Single by Run–D.M.C.

from the album Raising Hell
- B-side: "Hit It Run"
- Released: October 20, 1986
- Recorded: 1986
- Genre: Hip hop
- Length: 3:26
- Label: Profile
- Songwriters: Joseph Simmons; Darryl McDaniels; Jason Mizell; Raymond White;
- Producers: Russell Simmons; Rick Rubin; Jason Mizell; Joseph Simmons;

Run–D.M.C. singles chronology
| "Walk This Way" (1986) | "You Be Illin' " (1986) | "It's Tricky" (1987) |

= You Be Illin' =

"You Be Illin' " is the third single released by Run–D.M.C. from their third album, Raising Hell. It was released in 1986 through Profile Records as the follow-up to the rap rock crossover hit, "Walk This Way", and was produced by Run-D.M.C.

==Background==
The slang term illing means to "be uncool and unrelaxed", "be acting crazy", "be 'tripping' or 'bugging' ", or "be acting 'wack' ". The song describes some examples of "illing" and chides a fictitious individual for his "illing" behavior.
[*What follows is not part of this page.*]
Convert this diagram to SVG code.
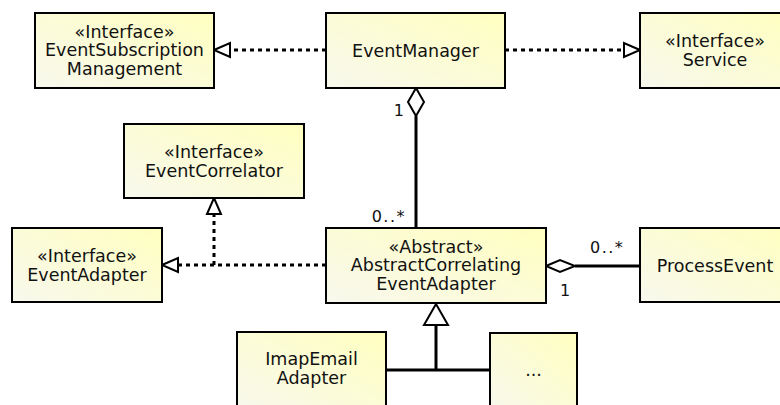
<svg xmlns="http://www.w3.org/2000/svg" width="780" height="405" viewBox="0 0 780 405">
  <defs>
    <linearGradient id="boxFill" x1="0" y1="1" x2="1" y2="0">
      <stop offset="0" stop-color="#f8f8ee"/>
      <stop offset="1" stop-color="#ffffc0"/>
    </linearGradient>
    <style>
      .box { fill: url(#boxFill); stroke: #000; stroke-width: 2; }
      .lbl { font-family: "DejaVu Sans", Verdana, sans-serif; font-size: 17.5px; fill: #111; text-anchor: middle; }
      .mult { font-family: "DejaVu Sans", Verdana, sans-serif; font-size: 16px; fill: #111; }
      .dotted { fill: none; stroke: #000; stroke-width: 3; stroke-dasharray: 4 4; }
      .solid { fill: none; stroke: #000; stroke-width: 3; }
      .head { fill: #fff; stroke: #000; stroke-width: 2; stroke-linejoin: miter; }
    </style>
  </defs>
  <rect width="780" height="405" fill="#fff"/>

  <g id="connectors">
    <!-- realizations -->
    <line class="dotted" x1="326" y1="50" x2="230" y2="50"/>
    <polygon class="head" points="214,50 230,43 230,57"/>
    <line class="dotted" x1="505" y1="50" x2="624" y2="50"/>
    <polygon class="head" points="640,50 624,43 624,57"/>
    <line class="dotted" x1="326" y1="265" x2="178" y2="265"/>
    <polygon class="head" points="162,265 178,258 178,272"/>
    <line class="dotted" x1="214" y1="265" x2="214" y2="214"/>
    <polygon class="head" points="214,198 207,214 221,214"/>
    <!-- aggregations -->
    <line class="solid" x1="416" y1="116" x2="416" y2="228"/>
    <polygon class="head" points="416,88 424,102 416,116 408,102"/>
    <line class="solid" x1="575" y1="266" x2="640" y2="266"/>
    <polygon class="head" points="546,266 560,260 575,266 560,272"/>
    <!-- generalization -->
    <polyline class="solid" points="386,370 490,370"/>
    <line class="solid" x1="436" y1="325" x2="436" y2="370"/>
    <polygon class="head" points="436,304 424,325 448,325"/>
    <!-- multiplicities -->
    <text class="mult" x="404" y="116" text-anchor="end">1</text>
    <text class="mult" x="406" y="222" text-anchor="end" letter-spacing="1.5">0..*</text>
    <text class="mult" x="590" y="253" letter-spacing="1.5">0..*</text>
    <text class="mult" x="560" y="296">1</text>
  </g>

  <g id="EventSubscriptionManagement">
    <rect class="box" x="35" y="13" width="179" height="75"/>
    <text class="lbl" x="124.5" y="37.5">«Interface»</text>
    <text class="lbl" x="124.5" y="56">EventSubscription</text>
    <text class="lbl" x="124.5" y="74.5">Management</text>
  </g>

  <g id="EventManager">
    <rect class="box" x="326" y="13" width="179" height="75"/>
    <text class="lbl" x="415.5" y="56.5">EventManager</text>
  </g>

  <g id="Service">
    <rect class="box" x="640" y="13" width="150" height="75"/>
    <text class="lbl" x="715" y="47">«Interface»</text>
    <text class="lbl" x="715" y="65.5">Service</text>
  </g>

  <g id="EventCorrelator">
    <rect class="box" x="124" y="124" width="180" height="74"/>
    <text class="lbl" x="214" y="158">«Interface»</text>
    <text class="lbl" x="214" y="176.5">EventCorrelator</text>
  </g>

  <g id="EventAdapter">
    <rect class="box" x="12" y="228" width="150" height="74"/>
    <text class="lbl" x="87" y="262">«Interface»</text>
    <text class="lbl" x="87" y="280.5">EventAdapter</text>
  </g>

  <g id="AbstractCorrelatingEventAdapter">
    <rect class="box" x="326" y="228" width="220" height="75"/>
    <text class="lbl" x="436" y="252.5">«Abstract»</text>
    <text class="lbl" x="436" y="271">AbstractCorrelating</text>
    <text class="lbl" x="436" y="289.5">EventAdapter</text>
  </g>

  <g id="ProcessEvent">
    <rect class="box" x="640" y="228" width="150" height="74"/>
    <text class="lbl" x="715" y="271.5">ProcessEvent</text>
  </g>

  <g id="ImapEmailAdapter">
    <rect class="box" x="237" y="332" width="149" height="80"/>
    <text class="lbl" x="311.5" y="365">ImapEmail</text>
    <text class="lbl" x="311.5" y="383.5">Adapter</text>
  </g>

  <g id="OtherAdapters">
    <rect class="box" x="490" y="333" width="87" height="80"/>
    <text class="lbl" x="533.5" y="376">...</text>
  </g>
</svg>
Such examples include a man ordering a Big Mac and french fries at a Kentucky Fried Chicken restaurant, calling out "Touchdown!" at a basketball game, repelling a woman at a party with drunken behavior and bad breath, and being oblivious to the fact he is eating dog food for dinner.

==Reception==
Cash Box called it "a humorous poke at social faux pas and has the earmarks of becoming a huge novelty hit."

==Track listing==
===A-side===
1. "You Be Illin' " – 3:26

===B-side===
1. "Hit It Run" – 3:10

==Charts==
The song peaked at number 29 on the Billboard Hot 100 and number 12 on the Hot Black Singles chart.
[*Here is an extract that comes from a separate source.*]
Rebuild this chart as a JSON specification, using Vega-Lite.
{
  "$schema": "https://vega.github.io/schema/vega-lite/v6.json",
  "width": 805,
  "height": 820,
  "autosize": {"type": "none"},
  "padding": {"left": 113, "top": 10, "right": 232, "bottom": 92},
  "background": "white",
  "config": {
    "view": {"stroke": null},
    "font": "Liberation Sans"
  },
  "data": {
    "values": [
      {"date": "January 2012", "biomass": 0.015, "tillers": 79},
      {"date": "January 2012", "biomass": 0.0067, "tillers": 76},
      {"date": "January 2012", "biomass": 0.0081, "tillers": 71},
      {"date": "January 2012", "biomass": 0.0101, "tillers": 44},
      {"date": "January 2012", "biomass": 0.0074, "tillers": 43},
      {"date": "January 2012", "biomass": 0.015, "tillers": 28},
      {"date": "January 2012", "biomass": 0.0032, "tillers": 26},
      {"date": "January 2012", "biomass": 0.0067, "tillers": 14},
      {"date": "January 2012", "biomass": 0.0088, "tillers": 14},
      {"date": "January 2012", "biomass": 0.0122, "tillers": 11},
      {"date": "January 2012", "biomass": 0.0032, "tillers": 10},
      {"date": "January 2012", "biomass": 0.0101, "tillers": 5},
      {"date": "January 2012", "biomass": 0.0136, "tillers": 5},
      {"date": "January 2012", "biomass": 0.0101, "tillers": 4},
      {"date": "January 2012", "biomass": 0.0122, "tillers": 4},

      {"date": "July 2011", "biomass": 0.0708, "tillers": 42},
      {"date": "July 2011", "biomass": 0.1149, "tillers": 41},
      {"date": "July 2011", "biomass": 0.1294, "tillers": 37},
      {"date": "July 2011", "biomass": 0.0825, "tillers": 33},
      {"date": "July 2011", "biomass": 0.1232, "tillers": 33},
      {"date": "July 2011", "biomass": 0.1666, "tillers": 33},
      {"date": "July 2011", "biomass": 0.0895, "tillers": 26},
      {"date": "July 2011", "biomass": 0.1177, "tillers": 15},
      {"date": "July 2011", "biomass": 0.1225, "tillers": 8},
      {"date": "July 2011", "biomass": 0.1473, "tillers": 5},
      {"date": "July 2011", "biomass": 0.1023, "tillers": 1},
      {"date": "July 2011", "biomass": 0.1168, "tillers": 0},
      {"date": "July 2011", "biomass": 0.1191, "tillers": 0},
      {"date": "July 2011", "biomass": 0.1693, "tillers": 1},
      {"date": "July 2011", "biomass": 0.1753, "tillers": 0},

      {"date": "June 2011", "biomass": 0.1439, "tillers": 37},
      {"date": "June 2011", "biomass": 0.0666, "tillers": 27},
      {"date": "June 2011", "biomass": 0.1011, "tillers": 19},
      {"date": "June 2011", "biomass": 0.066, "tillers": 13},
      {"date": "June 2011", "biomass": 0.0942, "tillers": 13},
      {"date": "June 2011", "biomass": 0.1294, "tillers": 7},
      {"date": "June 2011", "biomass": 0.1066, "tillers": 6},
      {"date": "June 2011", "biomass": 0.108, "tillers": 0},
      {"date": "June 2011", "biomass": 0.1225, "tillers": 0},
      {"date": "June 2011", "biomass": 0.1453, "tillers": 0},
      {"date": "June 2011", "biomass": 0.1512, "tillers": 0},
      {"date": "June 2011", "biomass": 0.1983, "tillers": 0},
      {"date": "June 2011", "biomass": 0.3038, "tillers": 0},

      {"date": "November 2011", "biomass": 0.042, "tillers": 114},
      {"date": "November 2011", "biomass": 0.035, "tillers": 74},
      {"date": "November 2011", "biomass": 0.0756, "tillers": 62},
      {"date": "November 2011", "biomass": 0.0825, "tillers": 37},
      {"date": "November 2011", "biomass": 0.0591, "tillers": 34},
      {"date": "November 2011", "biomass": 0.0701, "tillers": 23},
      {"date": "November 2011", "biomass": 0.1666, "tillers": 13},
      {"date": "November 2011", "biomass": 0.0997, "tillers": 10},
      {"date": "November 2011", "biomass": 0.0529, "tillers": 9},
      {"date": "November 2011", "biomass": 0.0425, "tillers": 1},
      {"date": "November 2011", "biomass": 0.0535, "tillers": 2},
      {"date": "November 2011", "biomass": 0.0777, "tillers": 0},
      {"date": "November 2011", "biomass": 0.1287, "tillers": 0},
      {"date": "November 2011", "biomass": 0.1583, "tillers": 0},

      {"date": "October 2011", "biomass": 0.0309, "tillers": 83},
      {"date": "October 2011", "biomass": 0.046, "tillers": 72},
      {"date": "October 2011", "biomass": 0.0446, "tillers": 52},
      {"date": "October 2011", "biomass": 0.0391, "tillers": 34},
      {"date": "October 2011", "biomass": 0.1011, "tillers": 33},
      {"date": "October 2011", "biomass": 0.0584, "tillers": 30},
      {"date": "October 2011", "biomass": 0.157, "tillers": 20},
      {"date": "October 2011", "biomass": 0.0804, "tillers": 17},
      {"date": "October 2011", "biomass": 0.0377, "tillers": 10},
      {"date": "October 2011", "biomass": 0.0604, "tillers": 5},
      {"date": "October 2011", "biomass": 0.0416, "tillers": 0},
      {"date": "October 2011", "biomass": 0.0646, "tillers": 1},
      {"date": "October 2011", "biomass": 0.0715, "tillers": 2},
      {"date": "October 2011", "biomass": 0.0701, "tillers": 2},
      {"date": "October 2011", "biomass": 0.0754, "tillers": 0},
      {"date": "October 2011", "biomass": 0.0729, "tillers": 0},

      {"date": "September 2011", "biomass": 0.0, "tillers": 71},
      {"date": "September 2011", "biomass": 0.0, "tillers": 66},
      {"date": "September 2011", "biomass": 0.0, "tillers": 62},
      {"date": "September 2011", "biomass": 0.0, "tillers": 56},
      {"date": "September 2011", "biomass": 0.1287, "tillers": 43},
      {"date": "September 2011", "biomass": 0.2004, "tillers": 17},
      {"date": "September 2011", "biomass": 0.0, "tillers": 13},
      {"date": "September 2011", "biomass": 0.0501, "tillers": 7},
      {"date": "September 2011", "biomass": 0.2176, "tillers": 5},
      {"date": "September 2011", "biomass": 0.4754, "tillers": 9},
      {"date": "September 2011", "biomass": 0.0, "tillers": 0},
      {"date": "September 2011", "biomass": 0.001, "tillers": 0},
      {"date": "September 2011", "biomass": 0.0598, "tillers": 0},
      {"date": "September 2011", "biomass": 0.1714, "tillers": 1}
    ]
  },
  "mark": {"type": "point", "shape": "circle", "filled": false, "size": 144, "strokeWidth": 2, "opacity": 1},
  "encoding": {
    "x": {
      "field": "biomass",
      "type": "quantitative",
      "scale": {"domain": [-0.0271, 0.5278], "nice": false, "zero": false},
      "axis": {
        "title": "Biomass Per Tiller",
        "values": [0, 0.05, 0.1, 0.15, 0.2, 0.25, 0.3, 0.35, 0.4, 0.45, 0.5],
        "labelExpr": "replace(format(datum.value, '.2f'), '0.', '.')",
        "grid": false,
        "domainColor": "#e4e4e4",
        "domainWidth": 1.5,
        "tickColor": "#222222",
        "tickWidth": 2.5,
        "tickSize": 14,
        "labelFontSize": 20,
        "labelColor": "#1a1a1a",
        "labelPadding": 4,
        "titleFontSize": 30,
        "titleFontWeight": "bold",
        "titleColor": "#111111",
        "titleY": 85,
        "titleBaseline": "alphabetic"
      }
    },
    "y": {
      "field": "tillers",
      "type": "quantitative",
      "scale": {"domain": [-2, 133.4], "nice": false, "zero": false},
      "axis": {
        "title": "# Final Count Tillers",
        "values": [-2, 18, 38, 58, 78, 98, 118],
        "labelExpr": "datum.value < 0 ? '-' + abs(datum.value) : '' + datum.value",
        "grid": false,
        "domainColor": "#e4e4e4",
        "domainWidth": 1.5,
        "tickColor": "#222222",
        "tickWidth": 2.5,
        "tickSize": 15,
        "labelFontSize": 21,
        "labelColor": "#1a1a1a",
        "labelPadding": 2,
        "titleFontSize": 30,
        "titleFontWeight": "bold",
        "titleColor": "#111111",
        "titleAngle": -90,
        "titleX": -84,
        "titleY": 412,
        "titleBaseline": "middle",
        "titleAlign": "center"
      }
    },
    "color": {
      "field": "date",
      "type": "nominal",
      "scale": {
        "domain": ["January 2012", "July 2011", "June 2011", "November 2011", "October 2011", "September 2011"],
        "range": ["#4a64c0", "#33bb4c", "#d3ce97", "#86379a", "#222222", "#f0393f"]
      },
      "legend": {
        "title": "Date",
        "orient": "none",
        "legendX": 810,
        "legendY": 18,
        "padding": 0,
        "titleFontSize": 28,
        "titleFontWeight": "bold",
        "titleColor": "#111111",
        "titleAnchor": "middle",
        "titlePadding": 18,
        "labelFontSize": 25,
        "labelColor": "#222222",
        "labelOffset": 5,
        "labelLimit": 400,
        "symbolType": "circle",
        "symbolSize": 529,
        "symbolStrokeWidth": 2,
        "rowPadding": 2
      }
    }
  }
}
| Chart (1986–1987) | Peak position |
|---|---|
| Belgium (Ultratop 50 Flanders) | 29 |
| Netherlands (Mega Single Tip) | 13 |
| US Billboard Hot 100 | 29 |
| US Hot Black Singles (Billboard) | 12 |
| US Hot Dance Club Play (Billboard) | 44 |

==Cover versions==
- In 2012, The Carolina Chocolate Drops covered "You Be Illin' " on a bonus track of their album, Leaving Eden.